Why are so many Christians Disillusioned?

When people feel free to be honest, there appears to be a lot of disappointment expressed today about Christianity, about Christian institutions and-at least by implication, about the Christian faith.  Most of the disappointment comes from Christians themselves, who find that what they profess “just isn’t working” – not for themselves and as far as they can see not for those around them.

One of the biggest problems is that leadership doesn’t pause to consider the reasons for the Church’s existence.

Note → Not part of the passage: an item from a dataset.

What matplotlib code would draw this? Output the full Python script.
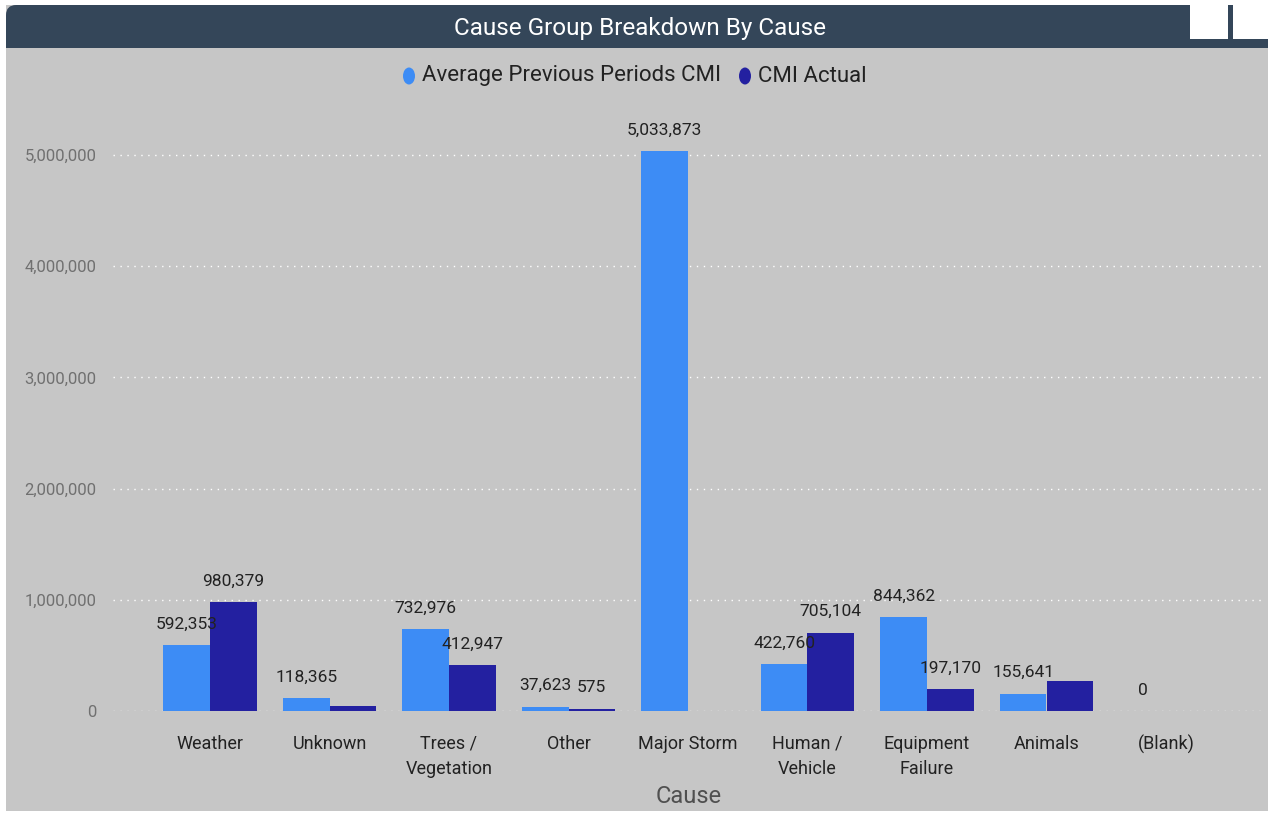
import matplotlib
matplotlib.use("Agg")
import matplotlib.pyplot as plt
import numpy as np
from matplotlib.patches import FancyBboxPatch, Rectangle, Ellipse

categories = ["Weather", "Unknown", "Trees /\nVegetation", "Other", "Major Storm",
              "Human /\nVehicle", "Equipment\nFailure", "Animals", "(Blank)"]
avg_prev = [592353, 118365, 732976, 37623, 5033873, 422760, 844362, 155641, 0]
cmi_actual = [980379, 45000, 412947, 20000, np.nan, 705104, 197170, 270000, np.nan]
avg_labels = ["592,353", "118,365", "732,976", "37,623", "5,033,873", "422,760", "844,362", "155,641", "0"]
act_labels = ["980,379", None, "412,947", "575", None, "705,104", "197,170", None, None]
yticks = [0, 1000000, 2000000, 3000000, 4000000, 5000000]
ytick_labels = ["0", "1,000,000", "2,000,000", "3,000,000", "4,000,000", "5,000,000"]

W, H = 1268, 813
plt.rcParams['font.family'] = ['Roboto', 'DejaVu Sans']
fig = plt.figure(figsize=(W/100, H/100), dpi=100)
fig.patch.set_facecolor("white")

BG = "#c6c6c6"
fig.add_artist(Rectangle((6/W, 2/H), 1 - 6/W, 1 - 7/H, transform=fig.transFigure,
                         facecolor=BG, edgecolor="none", zorder=0))
# header
HDR = "#344659"
fig.add_artist(FancyBboxPatch((6/W, 1 - 48/H), 1 - 6/W, 43/H,
                              boxstyle="round,pad=0,rounding_size=0.008",
                              transform=fig.transFigure, facecolor=HDR,
                              edgecolor="none", zorder=1, mutation_aspect=W/H))
fig.add_artist(Rectangle((6/W, 1 - 48/H), 1 - 6/W, 25/H, transform=fig.transFigure,
                         facecolor=HDR, edgecolor="none", zorder=1))
fig.add_artist(Rectangle((1190/W, 1 - 39/H), 38/W, 34/H, transform=fig.transFigure,
                         facecolor="white", edgecolor="none", zorder=2))
fig.add_artist(Rectangle((1233/W, 1 - 39/H), 35/W, 34/H, transform=fig.transFigure,
                         facecolor="white", edgecolor="none", zorder=2))
fig.text(640/W, 1 - 28/H, "Cause Group Breakdown By Cause", color="white",
         fontsize=17.5, ha="center", va="center", zorder=3)

# legend
LIGHT = "#3d8cf5"
DARK = "#2320a0"
ly = 1 - 76/H
fig.add_artist(Ellipse((409/W, ly), 12/W, 17/H, transform=fig.transFigure,
                       facecolor=LIGHT, edgecolor="none", zorder=3))
fig.text(422/W, ly, "Average Previous Periods CMI", fontsize=16, color="#222222",
         ha="left", va="center")
fig.add_artist(Ellipse((745/W, ly), 12/W, 17/H, transform=fig.transFigure,
                       facecolor=DARK, edgecolor="none", zorder=3))
fig.text(758/W, ly, "CMI Actual", fontsize=16, color="#222222", ha="left", va="center")

# axes
y0_px, ymax_px = 711, 110
per_m = (711 - 155) / 5.0
ymax = (y0_px - ymax_px) / per_m * 1e6
left_px, right_px = 113, 1265
ax = fig.add_axes([left_px/W, 1 - y0_px/H, (right_px - left_px)/W, (y0_px - ymax_px)/H])
ax.set_facecolor("none")
spacing = 119.5
x = np.arange(len(categories))
ax.set_xlim(-(210 - left_px)/spacing, (right_px - 210)/spacing)
ax.set_ylim(0, ymax)

bw = 0.39
ax.bar(x - bw/2, avg_prev, width=bw, color=LIGHT, zorder=3)
ax.bar(x + bw/2, cmi_actual, width=bw, color=DARK, zorder=3)

off = 21 / per_m * 1e6
for i, (v, lab) in enumerate(zip(avg_prev, avg_labels)):
    if lab is not None:
        ax.text(i - bw/2, v + off, lab, ha="center", va="center", fontsize=12.5, color="#222222", zorder=4)
for i, (v, lab) in enumerate(zip(cmi_actual, act_labels)):
    if lab is not None:
        ax.text(i + bw/2, v + off, lab, ha="center", va="center", fontsize=12.5, color="#222222", zorder=4)

ax.set_yticks(yticks)
ax.set_yticklabels(ytick_labels, fontsize=12, color="#707070")
ax.set_xticks(x)
ax.set_xticklabels(categories, fontsize=13, color="#222222", linespacing=1.5)
ax.tick_params(axis="both", length=0)
ax.tick_params(axis="y", pad=12)
ax.tick_params(axis="x", pad=17)
ax.yaxis.grid(True, color="white", linestyle=(0, (1, 4)), linewidth=1.0, zorder=1)
for s in ax.spines.values():
    s.set_visible(False)
ax.set_xlabel("Cause", fontsize=17, color="#505050", labelpad=5)

fig.savefig("out.png", dpi=100, facecolor=fig.get_facecolor())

Our focus is on the pragmatic and missional factors.  Using the “wine” and “wineskin” imagery from Scripture, churches in the West tend to focus almost exclusively on the “wineskin”, the form or model of church, without giving much thought to the “wine” – the stuff of life that is contained in the wineskin.  It is not that churches ignore the “wine.”  All too often we simply presume its quality and then spend the bulk of our time and energy on the container.

There is little doubt that there is a problem, but why do we continue to do what we have always done?

Years ago the famous zoo in Heidelberg Germany purchased a great brown bear from a travelling circus. All of his life this big creature had been locked up in a cage 4 metres long. And every hour of the day with its head swaying from side to side it would pace out the dimensions of that cage. It drank water from an iron basin and the food it ate was terrible. The people who came to see it would toss rocks into its path to break up the march. But the brown bear kept marching 4 metres forward and 4 metres back.

The day came when they were going to transfer it from captivity to the freedom of the beautiful Heidelberg zoo. Now life at the Heidelberg Zoo was altogether a different proposition. Their bears lived on acres of green grass with sparkling pools of crystal clear water to splash in. There were  and other bears all around and they were fed three meals a day. Let’s put it this way if you were a bear and you made it to the Heidelberg Zoo you had made it to the top.

So they wheeled the big iron cage out on to the compound and they opened the door and the dramatic moment of freedom came. But the big brown bear ignored the open door and the invitation to a very different and better life and just kept on marching 4 metres forward and 4 metres back. They called to it and it wouldn’t respond. They offered it food but nothing would entice it to come out of captivity. Finally, the only way they could break the shuffle was to put fire on the end of a pole and prod it through the bars.

Frightened, the bear slowly moved out of the cage into its new surroundings. The cage was removed and for a long time the bear stood there looking around. Then it dropped its head and started swaying from side to side and again paced out the dimensions of its previous captivity. 4 metres forward and 4 metres back.

For all those around it was obvious that the problem with the bear wasn’t metal it was mental. The bars of the cage could have been made of straw and it wouldn’t have made any difference. (Source Unknown)

Is it possible that the focus on the wineskin is what causes some of the disillusionment that Christians express? Just because you have a lot of people it doesn’t mean you have a church.  It only means you have a lot of people. At the end of Jesus’ ministry he had a small church of about 120. But that Church had walked with Jesus as He showed them the way, showed them the truth, and showed them the life.  As we look at Jesus’ life and ministry, it appears He wasn’t as concerned about the things that so often concern us when it comes to the Church: money, marketing, hip services, cool people, etc.  Such concerns just didn’t seem to register on Jesus’ radar as significant.

Jesus was not looking for attendees or believers.  He was, and is, looking for disciples – those who want to know what He knows, do what He does, and be like Him.  That is precisely how He sent His original band from Mt. Olivet with a commission, a Great Commission: make more disciples.

The 120 people in Jesus’ Church were not your average members.  They had discovered that Christianity does work and so they were radically and totally committed to the gospel and gave their lives for it. They changed the course of human history as a result.

The mission of the church “to make disciples” was a foundational, intentional practice for the early church. This relational style of discipleship continued for 300 years after Jesus, until the conversion of Constantine and the establishment of Christianity as the state religion. From this point on, the church lost its relational foundation. Discipleship moved to classrooms, a book with stories of people who lived long ago, and attendance at a weekly gathering of strangers. Today, with the death of Constantinian Christendom and the emergence of a Post-Christendom pagan culture, the Church needs to recover its relational and missional status through discipleship.